Care to Ease my Mind by Georgiana Luiza Nicolae

If your foray into the world of art is relatively recent, then there may be several unfamiliar terms that you encounter that are deserving of a little more investigation.

In our latest art glossary piece, we’ll be examining Chiaroscuro as a technique, detailing some famous pieces that use this form that you may have already encountered and spotlighting some of the Art2Arts artists that use this style to create their incredible, unique pieces of art.

What does Chiaroscuro mean?

In short, the term chiaroscuro is roughly translated from Italian into English as light and dark.

In practice, this technique sees artists utilising light and shadow to depict three-dimensional objects such as people, buildings and various other items.
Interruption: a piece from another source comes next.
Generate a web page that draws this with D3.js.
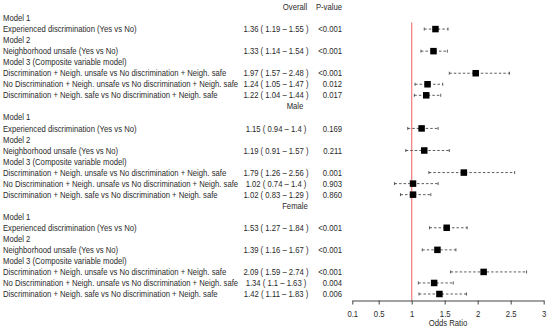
<!DOCTYPE html>
<html>
<meta charset="utf-8">
<head>
<script src="https://d3js.org/d3.v7.min.js"></script>
<title>forest plot</title>
<style>
html, body {
	margin: 0;
	padding: 0;
	background: #fff;
}
svg {
	display: block;
	font-family: 'Liberation Sans', Arial, sans-serif;
}
</style>
</head>
<body>
<svg></svg>
<script>
var width = 550;
var height = 330;

// groups and row labels
var groups = ["Overall", "Male", "Female"];
var rowLabels = [
	"Model 1",
	"Experienced discrimination (Yes vs No)",
	"Model 2",
	"Neighborhood unsafe (Yes vs No)",
	"Model 3 (Composite variable model)",
	"Discrimination + Neigh. unsafe vs No discrimination + Neigh. safe",
	"No Discrimination + Neigh. unsafe vs No discrimination + Neigh. safe",
	"Discrimination + Neigh. safe vs No discrimination + Neigh. safe"
];
// which of the rowLabels carry an estimate
var dataRows = [1, 3, 5, 6, 7];

// odds ratios with 95% CI, p-values
var overallOR = [1.36, 1.33, 1.97, 1.24, 1.22];
var overallLo = [1.19, 1.14, 1.57, 1.05, 1.04];
var overallHi = [1.55, 1.54, 2.48, 1.47, 1.44];
var overallP = ["<0.001", "<0.001", "<0.001", "0.012", "0.017"];

var maleOR = [1.15, 1.19, 1.79, 1.02, 1.02];
var maleLo = [0.94, 0.91, 1.26, 0.74, 0.83];
var maleHi = [1.4, 1.57, 2.56, 1.4, 1.29];
var maleP = ["0.169", "0.211", "0.001", "0.903", "0.860"];

var femaleOR = [1.53, 1.39, 2.09, 1.34, 1.42];
var femaleLo = [1.27, 1.16, 1.59, 1.1, 1.11];
var femaleHi = [1.84, 1.67, 2.74, 1.63, 1.83];
var femaleP = ["<0.001", "<0.001", "<0.001", "0.004", "0.006"];

var tickValues = [0.1, 0.5, 1, 1.5, 2, 2.5, 3];
var tickLabels = ["0.1", "0.5", "1", "1.5", "2", "2.5", "3"];

// build table of rows
var series = [
	{or: overallOR, lo: overallLo, hi: overallHi, p: overallP},
	{or: maleOR, lo: maleLo, hi: maleHi, p: maleP},
	{or: femaleOR, lo: femaleLo, hi: femaleHi, p: femaleP}
];
var headers = [];
var rows = [];
var marks = [];
groups.forEach(function(g, gi) {
	var base = gi * (rowLabels.length + 1);
	headers.push({text: g, idx: base});
	rowLabels.forEach(function(l, li) {
		rows.push({text: l, idx: base + 1 + li});
	});
	dataRows.forEach(function(li, k) {
		var s = series[gi];
		marks.push({
			idx: base + 1 + li,
			or: s.or[k], lo: s.lo[k], hi: s.hi[k], p: s.p[k]
		});
	});
});
var nRows = groups.length * (rowLabels.length + 1);

var svg = d3.select("svg")
	.attr("width", width)
	.attr("height", height);

var y = d3.scaleLinear().domain([0, nRows - 1]).range([7, 294]);
var x = d3.scaleLinear().domain([0.1, 3]).range([352.3, 543.7]);
var axisY = 300.5;
// the source text is a little narrow for its height
var fs = "8.6px";
var sx = 0.895;
var ink = "#2a2a2a";

// text layer, squeezed horizontally
var tg = svg.append("g").attr("transform", "scale(" + sx + ",1)");

function addText(sel, xpos, anchor) {
	return sel.enter().append("text")
		.attr("x", xpos / sx)
		.attr("y", function(d) { return y(d.idx); })
		.attr("dy", "0.36em")
		.attr("text-anchor", anchor)
		.style("font-size", fs)
		.style("fill", ink);
}

// left labels
addText(tg.append("g").selectAll("text").data(rows), 3, "start")
	.text(function(d) { return d.text; });

// group headers
addText(tg.append("g").selectAll("text").data(headers), 295, "middle")
	.text(function(d) { return d.text; });

addText(tg.append("g").selectAll("text").data([{idx: 0}]), 342, "end")
	.text("P-value");

// estimate text
addText(tg.append("g").selectAll("text").data(marks), 276, "middle")
	.text(function(d) { return d.or + " ( " + d.lo + " \u2013 " + d.hi + " )"; });

// p-values
addText(tg.append("g").selectAll("text").data(marks), 342, "end")
	.text(function(d) { return d.p; });

// reference line at OR = 1
svg.append("line")
	.attr("x1", x(1)).attr("x2", x(1))
	.attr("y1", y(1.4)).attr("y2", axisY)
	.style("stroke", "#f27a7a")
	.style("stroke-width", 1.2);

// confidence intervals
var ci = svg.append("g")
	.selectAll("g")
	.data(marks)
	.enter().append("g");

ci.append("line")
	.attr("x1", function(d) { return x(d.lo); })
	.attr("x2", function(d) { return x(d.hi); })
	.attr("y1", function(d) { return y(d.idx); })
	.attr("y2", function(d) { return y(d.idx); })
	.style("stroke", "#333")
	.style("stroke-width", 0.8)
	.style("stroke-dasharray", "2.5,2");

ci.selectAll(".cap")
	.data(function(d) { return [{v: d.lo, idx: d.idx}, {v: d.hi, idx: d.idx}]; })
	.enter().append("line")
		.attr("class", "cap")
		.attr("x1", function(d) { return x(d.v); })
		.attr("x2", function(d) { return x(d.v); })
		.attr("y1", function(d) { return y(d.idx) - 1.5; })
		.attr("y2", function(d) { return y(d.idx) + 1.5; })
		.style("stroke", "#333")
		.style("stroke-width", 0.8);

var box = 6.5;
ci.append("rect")
	.attr("x", function(d) { return x(d.or) - box / 2; })
	.attr("y", function(d) { return y(d.idx) - box / 2; })
	.attr("width", box)
	.attr("height", box)
	.style("fill", "#000");

// x axis
var axis = svg.append("g")
	.attr("transform", "translate(0," + axisY + ")")
	.call(d3.axisBottom(x)
		.tickValues(tickValues)
		.tickFormat(function(d, i) { return tickLabels[i]; })
		.tickSize(4)
		.tickSizeOuter(0)
		.tickPadding(6));
axis.select(".domain").style("stroke", "#444");
axis.selectAll(".tick line").style("stroke", "#444");
axis.selectAll(".tick text")
	.attr("transform", "scale(" + sx + ",1)")
	.style("font-size", fs)
	.style("font-family", "'Liberation Sans', Arial, sans-serif")
	.style("fill", ink);

svg.append("text")
	.attr("transform", "translate(" + ((x.range()[0] + x.range()[1]) / 2) + ",323) scale(" + sx + ",1)")
	.attr("dy", "0.36em")
	.attr("text-anchor", "middle")
	.style("font-size", fs)
	.style("fill", ink)
	.text("Odds Ratio");
</script>
</body>
</html>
The history of this technique is thought to have started with ancient Greek and Roman civilisations but didn’t really come to the fore until the late 15th century when artist Leonardo da Vinci used this process to create his work entitled Adoration of the Magi in 1481.

Subsequently, many other painters and artists of the period adopted this technique. This adoption saw it becoming the primary form of depicting light and shade.


Famous painters and chiaroscuro

As the popularity of chiaroscuro grew, many famous works of art began to appear by artistic royalty who we all recognise today as masters of their genre.

From Caravaggio with his harsh and dramatic light that he used to create emotional tension in his pieces to Rembrandt, who mastered the technique to convey psychological effect in his paintings, drawings and etchings, there are many famous examples of this technique for art loves to explore.


Chiaroscuro today


Charles Darwin by Jean-Marc Hoth
Charles Darwin by Jean-Marc Hoth


Modern artists are still using the chiaroscuro technique today to create depth and interest in their work.

Art2Art artist Jean-Marc Hoth uses chiaroscuro to great effect in his piece, with his chosen subject matter leaning towards the human form.

With many of his pieces focusing on Ethiopian people as well as other portraits, we can see how he has utilised this technique to capture the very essence of his subjects and to perfectly capture their state of mind using light and dark tones.

His ability to interpret what we see, making the subject matter more dramatic, more stylised, and with greater emphasis on the poetic and the metaphysical qualities of art makes his pieces engaging, interesting and a great focal point for any room for anyone with an appreciation of dramatic art using this technique.